> Given problem
Locate all lines in the data below that hold "this" and show them.

════════════════

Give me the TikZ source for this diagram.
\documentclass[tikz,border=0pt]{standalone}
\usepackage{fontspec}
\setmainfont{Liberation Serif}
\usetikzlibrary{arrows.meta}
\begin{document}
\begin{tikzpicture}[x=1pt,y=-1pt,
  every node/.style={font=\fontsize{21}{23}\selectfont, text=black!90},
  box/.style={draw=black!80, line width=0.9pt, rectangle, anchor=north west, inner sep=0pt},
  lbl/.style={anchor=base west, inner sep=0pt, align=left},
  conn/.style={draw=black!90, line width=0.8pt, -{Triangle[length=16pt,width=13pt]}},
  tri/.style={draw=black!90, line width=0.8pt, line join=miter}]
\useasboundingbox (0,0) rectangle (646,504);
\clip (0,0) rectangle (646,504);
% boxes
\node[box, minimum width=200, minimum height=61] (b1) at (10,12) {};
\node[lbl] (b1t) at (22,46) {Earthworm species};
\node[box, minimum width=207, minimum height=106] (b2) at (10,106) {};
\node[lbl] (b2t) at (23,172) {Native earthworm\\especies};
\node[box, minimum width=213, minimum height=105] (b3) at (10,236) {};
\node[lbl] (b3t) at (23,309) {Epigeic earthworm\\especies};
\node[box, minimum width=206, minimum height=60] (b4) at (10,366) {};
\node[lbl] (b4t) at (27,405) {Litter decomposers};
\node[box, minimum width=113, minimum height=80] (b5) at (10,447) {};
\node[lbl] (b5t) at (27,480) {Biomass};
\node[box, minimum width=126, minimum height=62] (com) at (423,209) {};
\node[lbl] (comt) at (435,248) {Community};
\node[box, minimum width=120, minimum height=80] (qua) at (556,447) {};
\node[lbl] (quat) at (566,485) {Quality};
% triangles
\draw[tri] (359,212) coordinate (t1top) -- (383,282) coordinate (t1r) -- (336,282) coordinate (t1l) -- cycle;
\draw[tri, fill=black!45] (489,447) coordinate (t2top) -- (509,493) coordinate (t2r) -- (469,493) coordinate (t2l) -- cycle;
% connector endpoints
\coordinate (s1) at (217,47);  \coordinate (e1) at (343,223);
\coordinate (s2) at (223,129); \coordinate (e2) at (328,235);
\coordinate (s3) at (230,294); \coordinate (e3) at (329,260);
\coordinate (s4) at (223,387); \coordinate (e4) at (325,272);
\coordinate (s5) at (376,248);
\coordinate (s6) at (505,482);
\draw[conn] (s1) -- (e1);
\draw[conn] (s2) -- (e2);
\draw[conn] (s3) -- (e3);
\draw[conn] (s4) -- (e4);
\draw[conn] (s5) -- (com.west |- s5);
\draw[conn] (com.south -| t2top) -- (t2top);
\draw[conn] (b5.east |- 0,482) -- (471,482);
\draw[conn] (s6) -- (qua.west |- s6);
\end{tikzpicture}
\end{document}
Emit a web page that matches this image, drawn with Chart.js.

════════════════

> Correct response
Give me the TikZ source for this diagram.
Emit a web page that matches this image, drawn with Chart.js.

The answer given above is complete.